**What is required**.
Each line of the listing must be transcribed exactly, except for the images, which should be excluded.
* * *
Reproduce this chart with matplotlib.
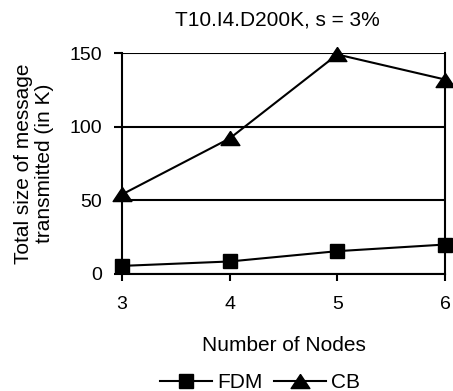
import matplotlib
matplotlib.use("Agg")
import matplotlib.pyplot as plt

nodes = [3, 4, 5, 6]
fdm = [5.5, 8.5, 15.5, 20]
cb = [54, 92, 149, 132]
yticks = [0, 50, 100, 150]

plt.rcParams['font.family'] = ['Liberation Sans', 'DejaVu Sans']

fig = plt.figure(figsize=(4.53, 3.91), dpi=100)
W, H = 453, 391
ax = fig.add_axes([122 / W, 1 - 274 / H, (445 - 122) / W, (274 - 53) / H])

tri = [(0, 0.75), (-1, -0.75), (1, -0.75), (0, 0.75)]
ax.plot(nodes, fdm, color='black', lw=1.5, marker='s', ms=10, clip_on=False, label='FDM', zorder=3)
ax.plot(nodes, cb, color='black', lw=1.5, marker=tri, ms=13.5, clip_on=False, label='CB', zorder=3)

ax.set_xlim(3, 6)
ax.set_ylim(0, 150)
ax.set_xticks(nodes)
ax.set_yticks(yticks)
ax.yaxis.grid(True, color='black', lw=1.5)
for s in ['left', 'bottom', 'right']:
    ax.spines[s].set_linewidth(1.5)
ax.spines['top'].set_visible(False)
ax.tick_params(axis='both', labelsize=14, width=1.5, direction='out')
ax.tick_params(axis='x', length=5, pad=10.5)
ax.tick_params(axis='y', length=5.5, pad=9)

ax.set_xlabel('Number of Nodes', fontsize=15, labelpad=17)
ax.set_ylabel('Total size of message\ntransmitted (in K)', fontsize=15, labelpad=11,
              linespacing=1.1, multialignment='center')
ax.set_title('T10.I4.D200K, s = 3%', fontsize=15, pad=20, x=0.48)

fig.legend(loc='center', bbox_to_anchor=(0.574, 1 - 383 / H), ncol=2, frameon=False,
           fontsize=15, handlelength=2.5, columnspacing=0.55, handletextpad=0.25)

fig.savefig('out.png', dpi=100)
* * *
**Task response**.
Reproduce this chart with matplotlib.
import matplotlib
matplotlib.use("Agg")
import matplotlib.pyplot as plt

nodes = [3, 4, 5, 6]
fdm = [5.5, 8.5, 15.5, 20]
cb = [54, 92, 149, 132]
yticks = [0, 50, 100, 150]

plt.rcParams['font.family'] = ['Liberation Sans', 'DejaVu Sans']

fig = plt.figure(figsize=(4.53, 3.91), dpi=100)
W, H = 453, 391
ax = fig.add_axes([122 / W, 1 - 274 / H, (445 - 122) / W, (274 - 53) / H])

tri = [(0, 0.75), (-1, -0.75), (1, -0.75), (0, 0.75)]
ax.plot(nodes, fdm, color='black', lw=1.5, marker='s', ms=10, clip_on=False, label='FDM', zorder=3)
ax.plot(nodes, cb, color='black', lw=1.5, marker=tri, ms=13.5, clip_on=False, label='CB', zorder=3)

ax.set_xlim(3, 6)
ax.set_ylim(0, 150)
ax.set_xticks(nodes)
ax.set_yticks(yticks)
ax.yaxis.grid(True, color='black', lw=1.5)
for s in ['left', 'bottom', 'right']:
    ax.spines[s].set_linewidth(1.5)
ax.spines['top'].set_visible(False)
ax.tick_params(axis='both', labelsize=14, width=1.5, direction='out')
ax.tick_params(axis='x', length=5, pad=10.5)
ax.tick_params(axis='y', length=5.5, pad=9)

ax.set_xlabel('Number of Nodes', fontsize=15, labelpad=17)
ax.set_ylabel('Total size of message\ntransmitted (in K)', fontsize=15, labelpad=11,
              linespacing=1.1, multialignment='center')
ax.set_title('T10.I4.D200K, s = 3%', fontsize=15, pad=20, x=0.48)

fig.legend(loc='center', bbox_to_anchor=(0.574, 1 - 383 / H), ncol=2, frameon=False,
           fontsize=15, handlelength=2.5, columnspacing=0.55, handletextpad=0.25)

fig.savefig('out.png', dpi=100)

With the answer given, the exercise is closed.